Esta es una perdida sensible que se agrava por la enorme dificultad para encontrar la parte no castellana, sobre todo la primera, esa vertiente original y rica con letras de Joan Salvat Papasseit y sus primeras composiciones, dedicadas a la vida del campo, la naturaleza, los primeros amores, a la gente de su calle, su primera guitarra, la muerte del abuelo por mencionar unas cuantas­, y un álbum de canciones tradicionales catalanas; imperfectos y dulces comienzos registrados en discos de principios de los años sesenta, algunos incluso sin nombre, como: Res no és mesquí, Joan Manuel Serrat (el que incluye "Ara que tinc vint anys"), Joan Manuel Serrat (el de "Paraules d'amor), Serrat 4, Cancons tradicionals, y un poco más reciente Per al meu amic.
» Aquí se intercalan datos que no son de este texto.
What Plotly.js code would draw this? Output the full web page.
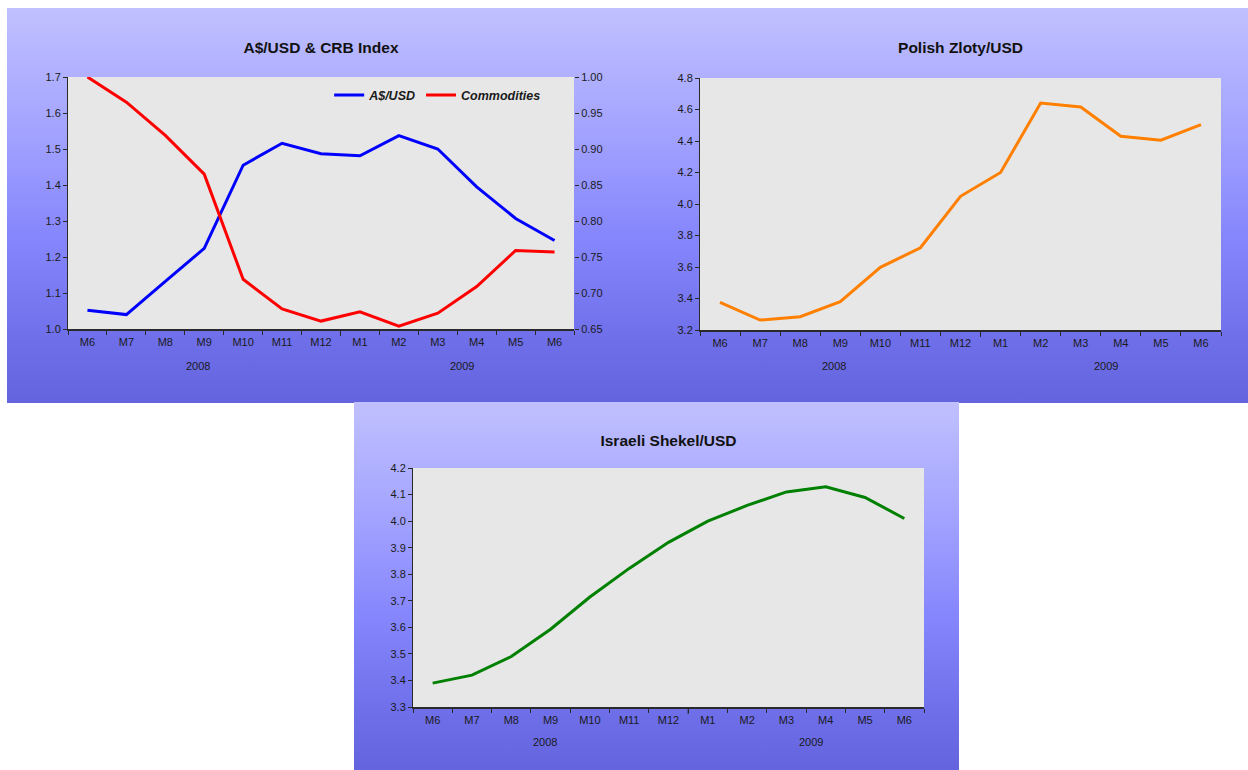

Lo escucho con atención, la única forma posible de seguirlo, de sacar algo de provecho, y resulta evidente que el tiempo es implacable. Un cambio lento y continuo se hace perceptible en cada disco, así como una preparación sin prisa, un cuidado de las canciones hasta lograr un conjunto elaborado, un equilibrio, una redondez de afinidades, de intención, de intensidad.

Del adolescente soñador de pelo largo soy casi un beso del infierno/ pero un beso al fin, señora decía de sí mismo en una vieja canción que escandalizó a la sociedad franquista‒ al hombre de hoy existe un abismo inevitable que sólo la coherencia puede salvar.

Sospecho que El Furico ha llegado a eso que se llama madurez con las mismas intenciones que animaban sus cantos de juventud, con idéntica pasión, pero con una diferencia importante: ahora es menos individualista, le preocupan más los otros y el mundo; audaz, sarcástico y fustigante, le importa más levantar la voz y lo que dice, que cómo lo dice, sin detenerse a mirar lo que ha quedado atrás.

Parecería una cuestión de forma y fines, de fondo y medios, donde ha optado por éstos. Creo que los ha fundido y ha pagado el precio: ha cambiado su espontaneidad por mayor profundidad y reflexión; ha perdido candidez para ganar contundencia.